AT&T has reported a 2.1% drop in net income for the three months ending June 2013, to $3.82 billion, as rising costs ate into its revenues.
The telecoms giant flagged a 1.6% increase in consolidated revenues, to $32.1 billion, thanks to strong sales of wireless products including smartphones and mobile data plans.
The company boasted net contract additions in its postpaid wireless business of 551,000, up from just 296,000 in the three months ending March and 320,000 a year earlier, and said the performance was its best in a second quarter in four years.
Spanish operator Telefonica has agreed an €8.1 billion ($10.7 billion) takeover of E-Plus, the German mobile operator owned by KPN of the Netherlands.
By merging E-Plus with its own German subsidiary, Telefonica (Madrid, Spain) expects to become the largest operator in the country, overtaking both Deutsche Telekom (Bonn, Germany) and Vodafone (Dusseldorf, Germany).
The transaction is to be financed through a mixture of cash and stock in two phases but includes a total cash payment of €5 billion and a stake in the resulting company of 17.6%.
Huawei Technologies Co Ltd, the world's second largest telecom equipment maker, said on Wednesday it was on track to achieve 10 percent revenue growth in 2013 after posting a 10.8 percent increase in first-half sales.
Huawei (Shenzhen, China) also said it expected to generate a net profit margin of 7-8 percent in 2013, compared with about 7 percent in 2012, according to Reuters' calculations. The company did not give other figures in its brief statement.
Cisco Systems Inc said on Tuesday it plans to purchase cybersecurity company Sourcefire Inc for $2.7 billion, a deal that analysts say should spark more acquisitions in the industry as large vendors seek to profit from growing demand for IT security.

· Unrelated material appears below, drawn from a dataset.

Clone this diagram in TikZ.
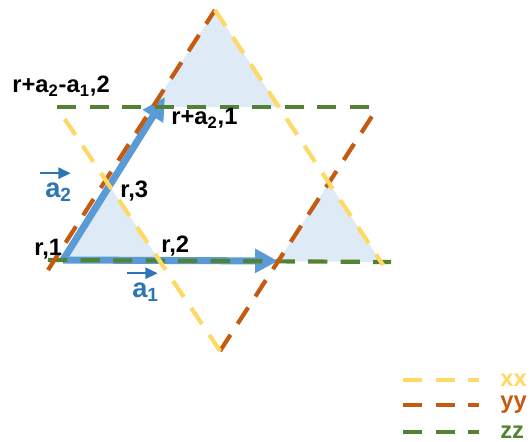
\documentclass[tikz,border=0pt]{standalone}
\usepackage{fontspec}
\setmainfont{Liberation Sans}
\usetikzlibrary{arrows.meta}
\definecolor{xxyellow}{RGB}{255,217,102}
\definecolor{yyorange}{RGB}{197,90,17}
\definecolor{zzgreen}{RGB}{84,130,53}
\definecolor{vecblue}{RGB}{91,155,213}
\definecolor{vectext}{RGB}{46,117,182}
\definecolor{cellfill}{RGB}{222,235,247}
\tikzset{
  bond/.style={line width=2.4pt,dash pattern=on 11pt off 7.5pt},
  xxbond/.style={bond,draw=xxyellow},
  yybond/.style={bond,draw=yyorange},
  zzbond/.style={bond,draw=zzgreen},
  cell/.style={fill=cellfill},
  latvec/.style={draw=vecblue,line width=4pt,-{Triangle[length=13pt,width=13pt]}},
  sitelbl/.style={font=\fontsize{13.5}{15}\selectfont\bfseries,inner sep=0pt,anchor=base west},
  veclbl/.style={sitelbl,font=\fontsize{15.5}{17}\selectfont\bfseries,text=vectext},
  overvec/.style={draw=vectext,line width=1pt,-{Triangle[length=7pt,width=6.5pt]}},
  keylbl/.style={font=\fontsize{13.5}{15}\selectfont\bfseries,inner sep=0pt,anchor=base west},
}
\begin{document}
\begin{tikzpicture}[x=0.02cm,y=-0.02cm]
  \useasboundingbox (0,0) rectangle (530,442);
  % corners of the two big triangles
  \coordinate (top) at (215,10);
  \coordinate (bot) at (220,351);
  \coordinate (zzA) at (57,107);
  \coordinate (zzB) at (382,107);
  \coordinate (zzC) at (48,260);
  \coordinate (zzD) at (391,262);
  \coordinate (yyA) at (48,270);
  \coordinate (yyB) at (378,107);
  \coordinate (xxA) at (58,109);
  \coordinate (xxB) at (383,265);
  \coordinate (r1) at (63,260);
  \coordinate (a1tip) at (278,261);
  \coordinate (a2tip) at (165,97);
  % shaded triangles
  \fill[cell] (top) -- (intersection of yyA--top and zzA--zzB) -- (intersection of top--xxB and zzA--zzB) -- cycle;
  \fill[cell] (r1) -- (intersection of xxA--bot and zzC--zzD) -- (intersection of xxA--bot and r1--a2tip) -- cycle;
  \fill[cell] (intersection of yyB--bot and zzC--zzD) -- (intersection of top--xxB and zzC--zzD) -- (intersection of yyB--bot and top--xxB) -- cycle;
  % lattice vectors
  \draw[latvec] (r1) -- (a1tip);
  \draw[latvec] (r1) -- (a2tip);
  % bonds
  \draw[zzbond] (zzA) -- (zzB);
  \draw[zzbond] (zzC) -- (zzD);
  \draw[yybond] (yyA) -- (top);
  \draw[yybond] (bot) -- (yyB);
  \draw[xxbond] (bot) -- (xxA);
  \draw[xxbond] (top) -- (xxB);
  % labels
  \node[sitelbl] (s1) at (34,255) {r,1};
  \node[sitelbl] (s2) at (161,252) {r,2};
  \node[sitelbl] (s3) at (120,197) {r,3};
  \node[sitelbl] (sa2) at (171,125) {r+a\textsubscript{2},1};
  \node[sitelbl] (sa2a1) at (12,93) {r+a\textsubscript{2}-a\textsubscript{1},2};
  \node[veclbl] (a2lbl) at (45,197) {a\textsubscript{2}};
  \node[veclbl] (a1lbl) at (132,297) {a\textsubscript{1}};
  \draw[overvec] ([xshift=-3pt,yshift=5pt]a2lbl.north west) -- ([xshift=-1pt,yshift=5pt]a2lbl.north east);
  \draw[overvec] ([xshift=-3pt,yshift=5pt]a1lbl.north west) -- ([xshift=-1pt,yshift=5pt]a1lbl.north east);
  % legend
  \node[keylbl,text=xxyellow] (xxkey) at (500,386) {xx};
  \node[keylbl,text=yyorange] (yykey) at (500,408) {yy};
  \node[keylbl,text=zzgreen] (zzkey) at (500,438) {zz};
  \coordinate (xxs) at (403,380);
  \coordinate (yys) at (403,405);
  \coordinate (zzs) at (403,432);
  \draw[xxbond] (xxs) -- ++(76,0);
  \draw[yybond] (yys) -- ++(76,0);
  \draw[zzbond] (zzs) -- ++(76,0);
\end{tikzpicture}
\end{document}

Cisco (San Jose, CA, USA), which has been seeking targets to boost its network security business, said it will pay $76 per share in cash for Sourcefire (Columbia, MD, USA), a premium of 28.6 percent over its closing price on Monday of $59.08.

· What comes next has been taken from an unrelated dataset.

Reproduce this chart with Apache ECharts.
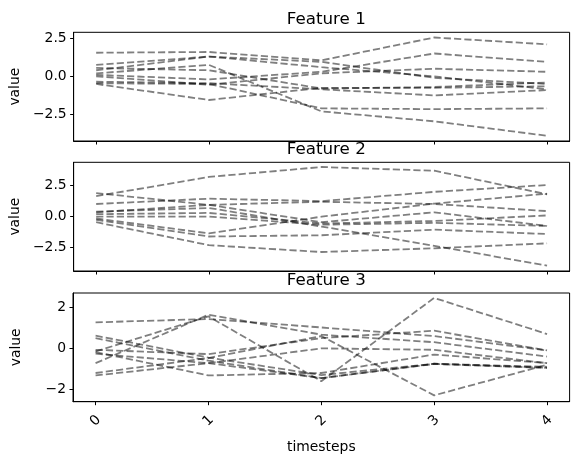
<!DOCTYPE html>
<html>
<head>
<meta charset="utf-8">
<script src="https://cdn.jsdelivr.net/npm/echarts@6/dist/echarts.min.js"></script>
<style>
  html, body { margin: 0; padding: 0; background: #fff; }
  #main { width: 578px; height: 457px; }
</style>
</head>
<body>
<div id="main"></div>
<script>
  // timesteps on the x axis
  var timesteps = [0, 1, 2, 3, 4];

  // one row per sample
  var feature1 = [
    [1.55, 1.6, 1.05, 2.55, 2.1],
    [0.1, -0.2, 0.3, 1.5, 0.95],
    [-0.5, -1.55, -0.75, -0.75, -0.65],
    [0.75, 1.3, 0.95, -0.1, -0.5],
    [0.4, 1.3, 0.6, 0.0, -0.85],
    [-0.45, -0.5, -2.1, -2.15, -2.1],
    [0.2, 0.75, -2.3, -2.95, -3.9],
    [-0.35, -0.45, -0.85, -1.25, -0.9],
    [0.55, 0.4, -0.8, -0.7, -0.4],
    [0.0, -0.55, 0.2, 0.5, 0.3]
  ];
  var feature2 = [
    [1.6, 3.15, 3.95, 3.65, 1.75],
    [1.85, 0.9, -0.5, 0.3, -0.8],
    [0.97, 1.4, 1.2, 1.95, 2.5],
    [0.3, 0.9, 1.15, 0.97, 0.4],
    [0.15, 0.25, -0.6, -0.4, 0.05],
    [-0.05, -0.05, -0.7, -0.55, -0.8],
    [-0.2, -1.4, -0.05, 1.0, 1.8],
    [-0.3, -1.65, -1.55, -1.1, -1.45],
    [-0.5, -2.35, -2.9, -2.6, -2.2],
    [0.35, 0.65, -0.85, -2.4, -4.0]
  ];
  var feature3 = [
    [1.27, 1.43, 1.02, 0.6, -0.1],
    [-0.15, 1.56, -1.6, 2.46, 0.7],
    [-0.72, 1.64, 0.67, 0.3, -0.4],
    [0.62, -0.45, -1.3, -0.75, -0.9],
    [0.5, -0.6, -1.45, -0.75, -0.95],
    [-0.07, -0.28, 0.5, 0.86, -0.1],
    [-0.18, -1.32, -1.2, -0.3, -0.72],
    [-0.26, -0.72, 0.0, -0.07, -0.72],
    [-1.2, -0.47, 0.6, -2.29, -0.8],
    [-1.32, -0.72, -1.45, -0.76, -0.95]
  ];

  var titles = ['Feature 1', 'Feature 2', 'Feature 3'];
  var yTicks = [[-2.5, 0, 2.5], [-2.5, 0, 2.5], [-2, 0, 2]];
  var yRanges = [[-4.24, 2.89], [-4.43, 4.33], [-2.6, 2.7]];

  var font = 'DejaVu Sans';
  var gridTops = [32.3, 162.3, 293];
  var gridH = 108.7;
  var allData = [feature1, feature2, feature3];

  function fmtY(v, dec) {
    var s = dec ? v.toFixed(1) : String(v);
    return s.replace('-', '\u2212');
  }

  var grids = [], xAxes = [], yAxes = [], series = [], titleList = [];
  for (var p = 0; p < 3; p++) {
    grids.push({
      left: 73, right: 8.4, top: gridTops[p], height: gridH,
      show: true, borderColor: '#000', borderWidth: 1, backgroundColor: 'transparent'
    });
    var last = p === 2;
    xAxes.push({
      type: 'value', gridIndex: p, min: -0.2, max: 4.2,
      splitLine: { show: false },
      axisLine: { show: true, onZero: false, lineStyle: { color: '#000', width: 1 } },
      axisTick: { show: true, length: 3.5, customValues: timesteps, lineStyle: { color: '#000' } },
      axisLabel: {
        show: last, customValues: timesteps, rotate: 45, margin: 19,
        align: 'center', verticalAlign: 'middle',
        fontFamily: font, fontSize: 13.9, color: '#000'
      },
      name: last ? 'timesteps' : '', nameLocation: 'middle', nameGap: 39,
      nameTextStyle: { fontFamily: font, fontSize: 13.9, color: '#000' }
    });
    (function (dec) {
      yAxes.push({
        type: 'value', gridIndex: p, min: yRanges[p][0], max: yRanges[p][1],
        splitLine: { show: false },
        axisLine: { show: true, onZero: false, lineStyle: { color: '#000', width: 1 } },
        axisTick: { show: true, length: 3.5, customValues: yTicks[p], lineStyle: { color: '#000' } },
        axisLabel: {
          customValues: yTicks[p], margin: 7,
          fontFamily: font, fontSize: 13.9, color: '#000',
          formatter: function (v) { return fmtY(v, dec); }
        },
        name: 'value', nameLocation: 'middle', nameGap: 50, nameRotate: 90,
        nameTextStyle: { fontFamily: font, fontSize: 13.9, color: '#000' }
      });
    })(p < 2);
    titleList.push({
      text: titles[p], left: 321.3, top: gridTops[p] - 26, textAlign: 'center',
      textStyle: { fontFamily: font, fontSize: 16.7, fontWeight: 'normal', color: '#000' }
    });
    allData[p].forEach(function (row) {
      series.push({
        type: 'line', xAxisIndex: p, yAxisIndex: p, symbol: 'none',
        lineStyle: { color: 'rgba(0,0,0,0.5)', width: 1.8, type: [7.2, 3.1] },
        data: timesteps.map(function (t, i) { return [t, row[i]]; })
      });
    });
  }

  var chart = echarts.init(document.getElementById('main'));
  chart.setOption({
    animation: false,
    backgroundColor: '#fff',
    title: titleList,
    grid: grids,
    xAxis: xAxes,
    yAxis: yAxes,
    series: series
  });
</script>
</body>
</html>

M2M MVNO RACO Wireless has completed the acquisition of location-based services specialist Position Logic in a move aimed at improving its managed services offer to M2M customers.
Position Logic’s (Naples, FL, USA) technology allows enterprises to track and manage their assets through a web-based platform and the company claims it can integrate virtually any signaling device into its software to provide real-time monitoring across the globe.
Chinese equipment maker ZTE has reported a 23% increase in net profit for the first half of the year, to RMB302 million ($49.2 million), even though revenues slid by 11.6%, to RMB37.7 billion.
In a statement, the company blamed the revenues slippage on a decline in revenue from GSM and UMTS products in China as well as poor sales of GSM handsets and data cards both at home and abroad.
Egyptian fixed-line incumbent Telecom Egypt has signed a deal to provide transmission services to Etisalat Misr, the country’s number-three mobile operator and a subsidiary of United Arab Emirates giant Etisalat.
In a statement, Telecom Egypt (Cairo, Egypt) says the “long-term” agreement gives Etisalat (Cairo, Egypt) the right to use transmission services across its network immediately, citing the value of the contract as EGP200 million ($28.6 million) annually.
Vodafone-controlled Vodacom has agreed a deal to sell infrastructure it operates in Tanzania to Helios Towers Tanzania (HTT), an African infrastructure company whose investors include George Soros, Madeleine Albright and Jacob Rothschild, according to a report from the Financial Times.
The deal will see Vodacom transfer 1,149 towers to HTT and is valued at approximately $75 million, although Vodacom (Johannesburg, South Africa) is reportedly to acquire a 25% stake in HTT as well.
Orange chief executive Stephane Richard has lashed out at European regulators, claiming their opposition to consolidation is weakening the sector, in an interview with French newspaper Le Figaro.
The boss of France’s biggest telecoms operator believes there are too many operators and that mergers and acquisitions should be allowed, while also arguing for a single European regulator instead of numerous national regulatory authorities.
Nokia CEO Stephen Elop recalls a meeting in August 2011 in which the company's leadership struggled to decide on the name of its new smartphone, the first using Windows Phone software.
"We almost fell into the trap that had often befallen Nokia [Helsinki, Finland], which was... let them work on it a bit longer because we couldn't quite reach agreement," Elop said. Instead, he demanded a decision that day.